===== Data provided

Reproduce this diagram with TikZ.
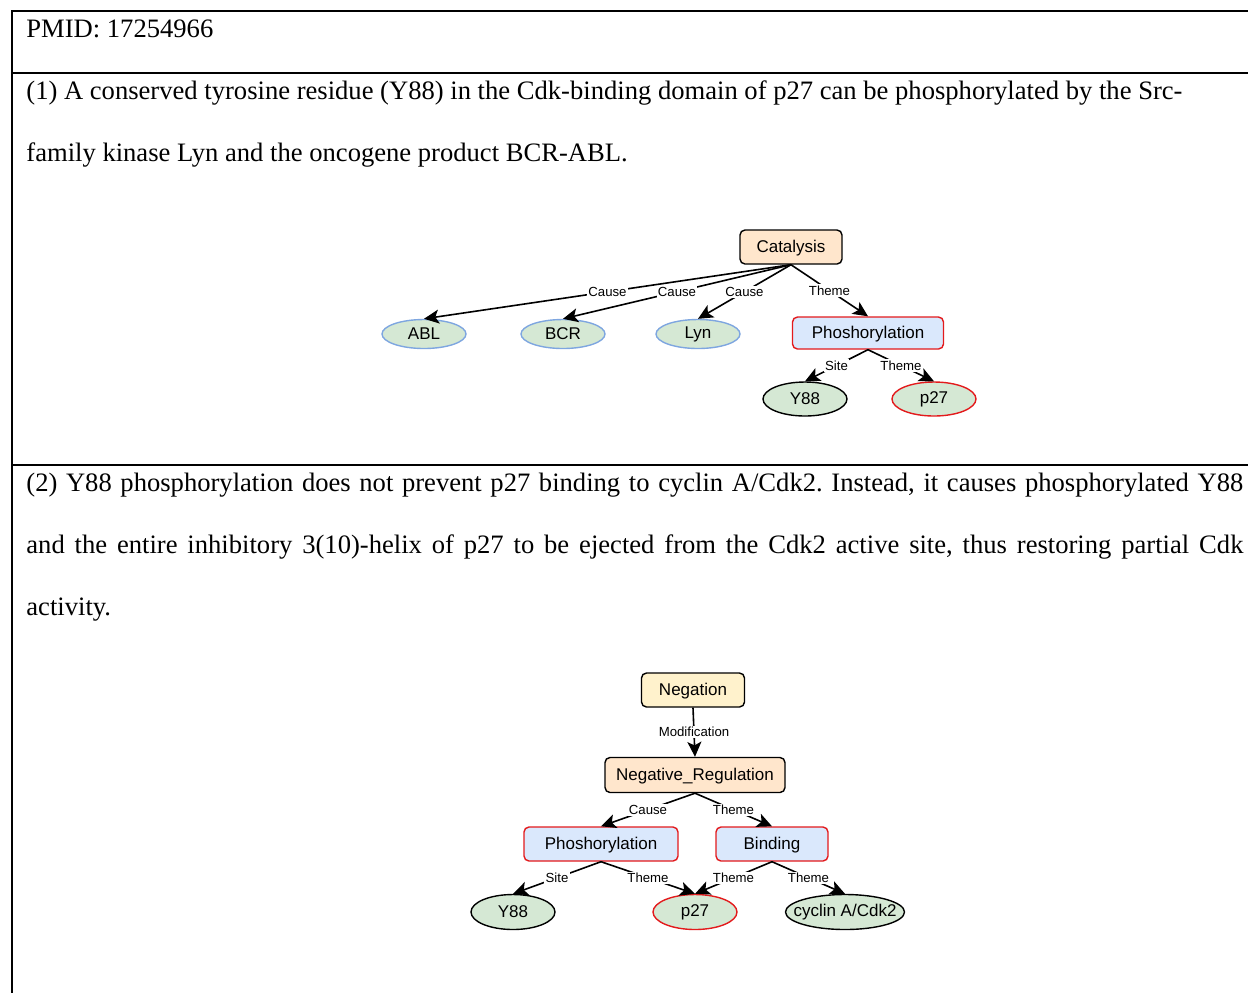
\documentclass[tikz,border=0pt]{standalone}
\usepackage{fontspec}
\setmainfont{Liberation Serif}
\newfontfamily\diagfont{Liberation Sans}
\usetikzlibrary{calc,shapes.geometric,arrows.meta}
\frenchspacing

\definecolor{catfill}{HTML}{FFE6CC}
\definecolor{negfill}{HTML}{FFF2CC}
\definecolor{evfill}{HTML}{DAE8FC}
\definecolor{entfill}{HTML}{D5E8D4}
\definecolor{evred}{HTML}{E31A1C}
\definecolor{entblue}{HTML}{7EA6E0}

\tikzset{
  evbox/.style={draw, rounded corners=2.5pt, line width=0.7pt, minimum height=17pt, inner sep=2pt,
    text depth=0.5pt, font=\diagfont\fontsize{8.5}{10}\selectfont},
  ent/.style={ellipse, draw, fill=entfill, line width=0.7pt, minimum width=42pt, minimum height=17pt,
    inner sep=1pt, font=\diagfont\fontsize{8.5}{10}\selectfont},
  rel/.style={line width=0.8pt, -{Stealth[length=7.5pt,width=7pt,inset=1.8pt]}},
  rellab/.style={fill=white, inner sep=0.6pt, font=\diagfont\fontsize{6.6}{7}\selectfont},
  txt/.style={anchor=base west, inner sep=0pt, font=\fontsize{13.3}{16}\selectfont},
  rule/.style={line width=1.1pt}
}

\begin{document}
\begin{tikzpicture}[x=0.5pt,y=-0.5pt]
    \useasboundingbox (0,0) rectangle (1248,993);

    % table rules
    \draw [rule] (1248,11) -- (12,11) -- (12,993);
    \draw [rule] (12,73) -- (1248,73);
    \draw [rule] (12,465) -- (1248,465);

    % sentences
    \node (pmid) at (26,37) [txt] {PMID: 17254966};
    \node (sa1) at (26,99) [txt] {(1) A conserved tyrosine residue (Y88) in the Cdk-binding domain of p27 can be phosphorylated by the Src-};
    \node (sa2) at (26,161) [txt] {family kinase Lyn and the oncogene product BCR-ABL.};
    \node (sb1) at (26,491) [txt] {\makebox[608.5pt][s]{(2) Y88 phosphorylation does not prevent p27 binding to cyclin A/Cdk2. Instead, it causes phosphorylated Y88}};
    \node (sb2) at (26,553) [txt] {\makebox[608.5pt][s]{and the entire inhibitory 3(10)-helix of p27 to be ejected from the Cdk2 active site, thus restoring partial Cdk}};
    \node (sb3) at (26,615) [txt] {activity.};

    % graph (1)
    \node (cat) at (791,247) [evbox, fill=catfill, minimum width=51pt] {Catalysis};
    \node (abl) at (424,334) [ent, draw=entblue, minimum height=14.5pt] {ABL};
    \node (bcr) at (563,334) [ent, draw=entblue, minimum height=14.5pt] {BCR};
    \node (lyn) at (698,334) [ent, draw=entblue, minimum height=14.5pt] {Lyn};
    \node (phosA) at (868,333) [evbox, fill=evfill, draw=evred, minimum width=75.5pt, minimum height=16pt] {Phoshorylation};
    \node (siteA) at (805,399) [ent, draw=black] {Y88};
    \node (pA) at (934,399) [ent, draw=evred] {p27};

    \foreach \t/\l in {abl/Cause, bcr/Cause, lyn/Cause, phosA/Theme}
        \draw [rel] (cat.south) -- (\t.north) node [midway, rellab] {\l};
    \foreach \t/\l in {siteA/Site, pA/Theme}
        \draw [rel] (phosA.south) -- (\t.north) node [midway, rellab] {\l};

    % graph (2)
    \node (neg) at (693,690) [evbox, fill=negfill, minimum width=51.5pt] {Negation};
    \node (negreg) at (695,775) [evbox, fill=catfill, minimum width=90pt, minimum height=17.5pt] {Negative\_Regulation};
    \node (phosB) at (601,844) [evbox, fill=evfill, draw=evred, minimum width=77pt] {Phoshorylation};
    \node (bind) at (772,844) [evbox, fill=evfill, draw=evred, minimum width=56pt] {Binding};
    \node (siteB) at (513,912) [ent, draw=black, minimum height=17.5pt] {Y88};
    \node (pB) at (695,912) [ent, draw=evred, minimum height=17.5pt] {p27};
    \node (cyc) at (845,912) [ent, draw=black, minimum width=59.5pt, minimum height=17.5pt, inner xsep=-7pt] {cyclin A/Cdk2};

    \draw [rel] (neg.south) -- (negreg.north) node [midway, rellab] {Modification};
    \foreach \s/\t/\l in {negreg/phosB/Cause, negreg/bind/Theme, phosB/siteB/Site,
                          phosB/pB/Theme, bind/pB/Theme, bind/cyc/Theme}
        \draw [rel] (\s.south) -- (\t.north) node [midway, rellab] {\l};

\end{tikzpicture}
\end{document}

==========
===== Data provided

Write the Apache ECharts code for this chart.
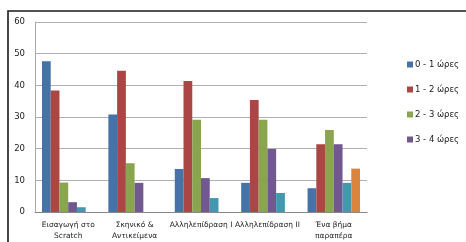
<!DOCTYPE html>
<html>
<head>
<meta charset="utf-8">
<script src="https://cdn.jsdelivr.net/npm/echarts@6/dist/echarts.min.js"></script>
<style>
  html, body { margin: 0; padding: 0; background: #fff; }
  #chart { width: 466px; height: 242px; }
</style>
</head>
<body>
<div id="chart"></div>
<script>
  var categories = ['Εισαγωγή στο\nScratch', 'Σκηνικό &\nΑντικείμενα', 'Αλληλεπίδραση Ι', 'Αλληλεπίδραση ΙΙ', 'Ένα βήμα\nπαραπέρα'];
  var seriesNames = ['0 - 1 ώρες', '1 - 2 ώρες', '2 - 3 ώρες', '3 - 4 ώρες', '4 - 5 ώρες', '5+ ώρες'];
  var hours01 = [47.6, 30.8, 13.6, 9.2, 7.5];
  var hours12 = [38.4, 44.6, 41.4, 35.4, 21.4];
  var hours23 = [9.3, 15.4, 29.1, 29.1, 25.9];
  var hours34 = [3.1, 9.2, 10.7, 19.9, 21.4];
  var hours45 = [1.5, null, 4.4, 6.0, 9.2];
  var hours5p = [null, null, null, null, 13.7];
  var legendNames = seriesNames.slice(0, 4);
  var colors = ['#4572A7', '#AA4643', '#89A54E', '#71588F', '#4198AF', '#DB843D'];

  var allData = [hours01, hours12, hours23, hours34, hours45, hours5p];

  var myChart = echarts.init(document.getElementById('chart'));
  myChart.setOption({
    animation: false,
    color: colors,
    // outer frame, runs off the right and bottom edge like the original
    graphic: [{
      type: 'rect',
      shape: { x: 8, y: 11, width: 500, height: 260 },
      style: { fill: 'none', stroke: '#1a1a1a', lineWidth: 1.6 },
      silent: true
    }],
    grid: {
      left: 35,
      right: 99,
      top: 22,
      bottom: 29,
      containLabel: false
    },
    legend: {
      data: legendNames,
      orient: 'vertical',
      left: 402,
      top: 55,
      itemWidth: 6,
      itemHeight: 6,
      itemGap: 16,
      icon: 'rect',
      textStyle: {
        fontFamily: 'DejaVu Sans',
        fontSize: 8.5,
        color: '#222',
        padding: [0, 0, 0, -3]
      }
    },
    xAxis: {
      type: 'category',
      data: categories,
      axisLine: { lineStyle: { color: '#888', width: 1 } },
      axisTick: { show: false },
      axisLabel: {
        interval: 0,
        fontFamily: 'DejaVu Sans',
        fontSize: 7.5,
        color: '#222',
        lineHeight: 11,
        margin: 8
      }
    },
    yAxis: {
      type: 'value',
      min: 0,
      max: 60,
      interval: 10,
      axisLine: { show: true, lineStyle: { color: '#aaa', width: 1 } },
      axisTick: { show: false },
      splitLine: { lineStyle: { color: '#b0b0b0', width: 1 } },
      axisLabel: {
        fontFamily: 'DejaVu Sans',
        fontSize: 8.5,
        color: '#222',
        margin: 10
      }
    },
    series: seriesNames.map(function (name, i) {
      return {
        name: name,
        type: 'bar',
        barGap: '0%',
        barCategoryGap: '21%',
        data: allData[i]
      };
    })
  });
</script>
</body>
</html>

==========

Job: Tally up the lines of the listing containing the word "this". Give only the total.

Task solution: 2